My valued peer John Cutler recently suggested that most frameworks should feature a warning label like this:

“This framework is synthetic. It was designed to be “foolproof” and adoptable under less-than-ideal conditions. Under different conditions, your team could learn much faster, so don’t infantilize your team. Doing this framework “well” is not a prerequisite for doing well.”

While I’m far from founding the “association of people warning about frameworks,” I think that many templates and canvases suggest linearity and oversimplified perspective on practices like Strategy.

But of course, this is more about how an artifact is used rather than the artifact itself.

When teams start with fill-in-the-blank templates to form their Strategy, it‘s tempting to work through a given artifact in a one-off “Product Strategy Workshop.” And while you can‘t (and shouldn‘t) over-analyze every aspect of your Product Strategy before getting started, believing something accurate just because it exists as a post-it note is equally dangerous.

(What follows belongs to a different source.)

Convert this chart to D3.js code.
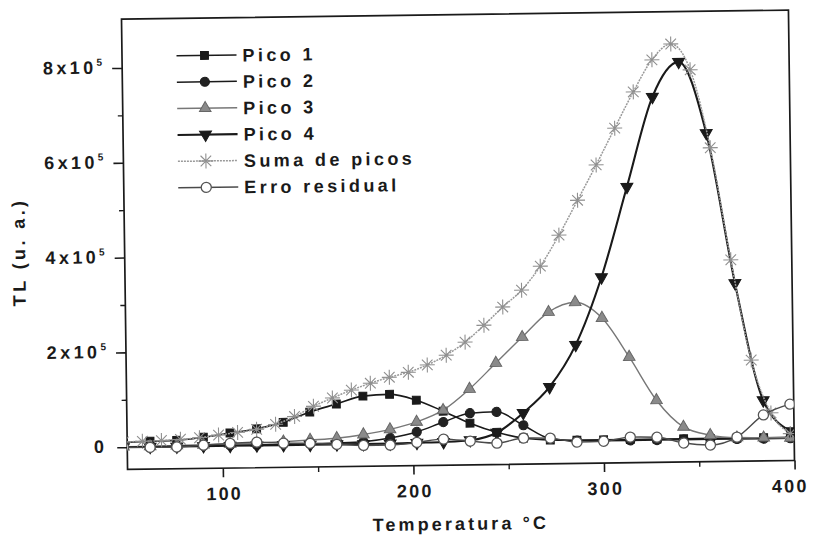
<!DOCTYPE html>
<html>
<head>
<meta charset="utf-8">
<script src="https://cdn.jsdelivr.net/npm/d3@7/dist/d3.min.js"></script>
<style>
  html, body { margin: 0; padding: 0; background: #ffffff; }
  svg { display: block; }
  text { font-family: "Liberation Sans", Arial, sans-serif; font-weight: bold; fill: #1a1a1a; }
</style>
</head>
<body>
<svg id="chart" width="814" height="536"></svg>
<script>
// ---------------- DATA ----------------
const tempPicos = [48, 62, 76, 90, 104, 118, 132, 146, 160, 174, 188, 202, 216, 230, 244, 258, 272, 286, 300, 314, 328, 342, 356, 370, 384, 398];
const pico1 = [10000, 12000, 13000, 19000, 27000, 35000, 48000, 69000, 85000, 101000, 104000, 91000, 67000, 41000, 21000, 8000, 3000, 2000, 2000, 2000, 2000, 2000, 2000, 2000, 2000, 2000];
const pico2 = [0, 0, 0, 1000, 1000, 1000, 2000, 2000, 3000, 5000, 12000, 24000, 44000, 62000, 64000, 35000, 6000, 1000, 0, 0, 0, 0, 0, 0, 0, 0];
const pico3 = [1000, 1000, 2000, 3000, 4000, 5000, 7000, 10000, 13000, 20000, 30000, 45000, 69000, 113000, 167000, 221000, 273000, 293000, 259000, 176000, 84000, 27000, 9000, 3000, 2000, 1000];
const pico4 = [0, 0, 0, 0, 0, 0, 0, 0, 0, 0, 0, 1000, 2000, 5000, 20000, 61000, 115000, 203000, 345000, 535000, 724000, 797000, 646000, 329000, 81000, 15000];
const erroResidual = [0, -1000, -1000, 2000, 5000, 7000, 4000, 3000, 0, -3000, -3000, 2000, 8000, 3000, -2000, 8000, 7000, -2000, -1000, 7000, 6000, -7000, -12000, 4000, 50000, 72000];

const tempSuma = [48, 58, 68, 78, 88, 98, 108, 118, 128, 138, 148, 158, 168, 178, 188, 198, 208, 218, 228, 238, 248, 258, 268, 278, 288, 298, 308, 318, 328, 338, 348, 358, 368, 378, 388, 398];
const somaPicos = [11000, 12000, 13000, 15000, 18000, 23000, 28000, 34000, 44000, 60000, 81000, 98000, 114000, 128000, 140000, 150000, 165000, 185000, 212000, 247000, 285000, 320000, 370000, 435000, 508000, 582000, 659000, 735000, 802000, 835000, 780000, 615000, 378000, 166000, 54000, 10000];

const seriesNames = ["Pico 1", "Pico 2", "Pico 3", "Pico 4", "Suma de picos", "Erro residual"];

const xTickValues = [100, 200, 300, 400];
const xMinorTicks = [150, 250, 350];
const yTickValues = [0, 200000, 400000, 600000, 800000];
const yTickLabels = ["0", "2x10", "4x10", "6x10", "8x10"];
const yTickExponents = ["", "5", "5", "5", "5"];
const yMinorTicks = [100000, 300000, 500000, 700000];

const xTitle = "Temperatura °C";
const yTitle = "TL (u. a.)";

// ---------------- LAYOUT ----------------
const plot = { left: 124.5, right: 791.5, top: 14.6, bottom: 465 };
const svg = d3.select("#chart");
svg.append("rect").attr("width", 814).attr("height", 536).attr("fill", "#ffffff");

// the scanned figure is slightly tilted
const root = svg.append("g").attr("transform", "rotate(-0.77, 458, 240)");

const x = d3.scaleLinear().domain([50, 400]).range([plot.left, plot.right]);
const y = d3.scaleLinear().domain([-47000, 903000]).range([plot.bottom, plot.top]);

root.append("defs").append("clipPath").attr("id", "plotClip")
  .append("rect")
  .attr("x", plot.left).attr("y", plot.top)
  .attr("width", plot.right - plot.left).attr("height", plot.bottom - plot.top);

// ---------------- AXES ----------------
const fontSize = 18, ls = 3.4, lsTick = 2.2;

const xAxis = root.append("g").attr("transform", `translate(0,${plot.bottom})`)
  .call(d3.axisBottom(x).tickValues(xTickValues).tickSize(9).tickPadding(10).tickFormat(d3.format("d")));
xAxis.select(".domain").remove();
xAxis.selectAll("line").attr("stroke", "#1a1a1a").attr("stroke-width", 1.6);
xAxis.selectAll("text").attr("font-size", fontSize).attr("letter-spacing", lsTick)
  .attr("dx", d => d === 400 ? -5 : 1)
  .style("font-family", '"Liberation Sans", Arial, sans-serif').style("font-weight", "bold").attr("fill", "#1a1a1a");

const xMinor = root.append("g").attr("transform", `translate(0,${plot.bottom})`)
  .call(d3.axisBottom(x).tickValues(xMinorTicks).tickSize(5).tickFormat(""));
xMinor.select(".domain").remove();
xMinor.selectAll("line").attr("stroke", "#1a1a1a").attr("stroke-width", 1.4);

const yAxis = root.append("g").attr("transform", `translate(${plot.left},0)`)
  .call(d3.axisLeft(y).tickValues(yTickValues).tickSize(10).tickFormat(""));
yAxis.select(".domain").remove();
yAxis.selectAll("line").attr("stroke", "#1a1a1a").attr("stroke-width", 1.6);

const yMinor = root.append("g").attr("transform", `translate(${plot.left},0)`)
  .call(d3.axisLeft(y).tickValues(yMinorTicks).tickSize(5).tickFormat(""));
yMinor.select(".domain").remove();
yMinor.selectAll("line").attr("stroke", "#1a1a1a").attr("stroke-width", 1.4);

yTickValues.forEach((v, i) => {
  const t = root.append("text")
    .attr("x", plot.left - 20)
    .attr("y", y(v) + 5.5)
    .attr("text-anchor", "end")
    .attr("font-size", fontSize)
    .attr("letter-spacing", ls);
  t.append("tspan").text(yTickLabels[i]);
  if (yTickExponents[i]) {
    t.append("tspan").attr("font-size", 10).attr("dy", -8).attr("letter-spacing", 0).text(yTickExponents[i]);
  }
});

// frame
root.append("rect")
  .attr("x", plot.left).attr("y", plot.top)
  .attr("width", plot.right - plot.left).attr("height", plot.bottom - plot.top)
  .attr("fill", "none").attr("stroke", "#1a1a1a").attr("stroke-width", 1.7);

// titles
root.append("text").attr("x", 457).attr("y", 530)
  .attr("text-anchor", "middle").attr("font-size", fontSize).attr("letter-spacing", 3.1)
  .text(xTitle);
root.append("text")
  .attr("transform", "translate(25,246) rotate(-90)")
  .attr("text-anchor", "middle").attr("font-size", fontSize).attr("letter-spacing", 3.4)
  .text(yTitle);

// ---------------- MARKERS ----------------
function starPath(r) {
  const p = d3.path();
  for (let k = 0; k < 4; k++) {
    const a = k * Math.PI / 4;
    p.moveTo(-r * Math.cos(a), -r * Math.sin(a));
    p.lineTo(r * Math.cos(a), r * Math.sin(a));
  }
  return p.toString();
}
const markers = {
  square: { d: d3.symbol().type(d3.symbolSquare).size(62)(), rot: 0 },
  circle: { d: d3.symbol().type(d3.symbolCircle).size(66)(), rot: 0 },
  triUp: { d: d3.symbol().type(d3.symbolTriangle).size(58)(), rot: 0 },
  triDown: { d: d3.symbol().type(d3.symbolTriangle).size(62)(), rot: 180 },
  star: { d: starPath(7.5), rot: 0 },
  openCircle: { d: d3.symbol().type(d3.symbolCircle).size(80)(), rot: 0 }
};

const series = [
  { name: seriesNames[0], t: tempPicos, v: pico1, line: "#1a1a1a", lw: 1.6, dash: null, marker: "square", fill: "#1a1a1a", stroke: "#1a1a1a", mw: 1 },
  { name: seriesNames[1], t: tempPicos, v: pico2, line: "#1a1a1a", lw: 1.5, dash: null, marker: "circle", fill: "#222", stroke: "#1a1a1a", mw: 1 },
  { name: seriesNames[2], t: tempPicos, v: pico3, line: "#777", lw: 1.4, dash: null, marker: "triUp", fill: "#8a8a8a", stroke: "#666", mw: 1 },
  { name: seriesNames[3], t: tempPicos, v: pico4, line: "#1a1a1a", lw: 2.1, dash: null, marker: "triDown", fill: "#1a1a1a", stroke: "#1a1a1a", mw: 1 },
  { name: seriesNames[4], t: tempSuma, v: somaPicos, line: "#9a9a9a", lw: 1.5, dash: "2,1", marker: "star", fill: "none", stroke: "#8f8f8f", mw: 1.1 },
  { name: seriesNames[5], t: tempPicos, v: erroResidual, line: "#4a4a4a", lw: 1.4, dash: null, marker: "openCircle", fill: "#ffffff", stroke: "#555", mw: 1.3 }
];

const plotArea = root.append("g").attr("clip-path", "url(#plotClip)");
const lineGen = d3.line().curve(d3.curveMonotoneX);

series.forEach(s => {
  const pts = s.t.map((t, i) => [x(t), y(s.v[i])]);
  const g = plotArea.append("g");
  g.append("path")
    .attr("d", lineGen(pts))
    .attr("fill", "none")
    .attr("stroke", s.line)
    .attr("stroke-width", s.lw)
    .attr("stroke-dasharray", s.dash);
  const m = markers[s.marker];
  g.selectAll("path.mk").data(pts).enter().append("path")
    .attr("class", "mk")
    .attr("d", m.d)
    .attr("transform", p => `translate(${p[0]},${p[1]}) rotate(${m.rot})`)
    .attr("fill", s.fill)
    .attr("stroke", s.stroke)
    .attr("stroke-width", s.mw);
});

// ---------------- LEGEND ----------------
const legend = root.append("g");
const legX0 = 179, legX1 = 239, legMk = 207, legText = 245, legY0 = 52, legDy = 26.4;
series.forEach((s, i) => {
  const yy = legY0 + i * legDy;
  legend.append("line")
    .attr("x1", legX0).attr("x2", legX1).attr("y1", yy).attr("y2", yy)
    .attr("stroke", s.line).attr("stroke-width", s.lw).attr("stroke-dasharray", s.dash);
  const m = markers[s.marker];
  legend.append("path")
    .attr("d", m.d)
    .attr("transform", `translate(${legMk},${yy}) rotate(${m.rot})`)
    .attr("fill", s.fill).attr("stroke", s.stroke).attr("stroke-width", s.mw);
  legend.append("text")
    .attr("x", legText).attr("y", yy + 6.5)
    .attr("font-size", fontSize).attr("letter-spacing", ls)
    .text(s.name);
});
</script>
</body>
</html>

One example is the decision of what Strategic Audience(s) to focus on. This shouldn’t just be a debate of opinions when comparing notes after a “brainstorming.” This should be an evidence-informed choice based on insights that are probably gathered outside meetings.



While the sheer act of breaking down all the different audience segments you could go after can quickly happen in a workshop, gathering the insights to decide between them probably doesn’t. You want to utilize your Product Vision and Strategic Metrics to pick your decision-making criteria together and then engage in ballpark-like quantification of the segments.

This is what evidence-informed decisions in Strategy are about. Not getting to 100% certainty, but also not just acting on gut feeling and anecdotes alone.

The synthesis of Product Strategy Patterns should help you prioritize and make decisions. And templates and canvases can beneficialful for this act of synthesis and communication. But the more the contents on them are an uninformed guess, the less supportive they will be when translating your Strategy into OKRs and Discovery priorities.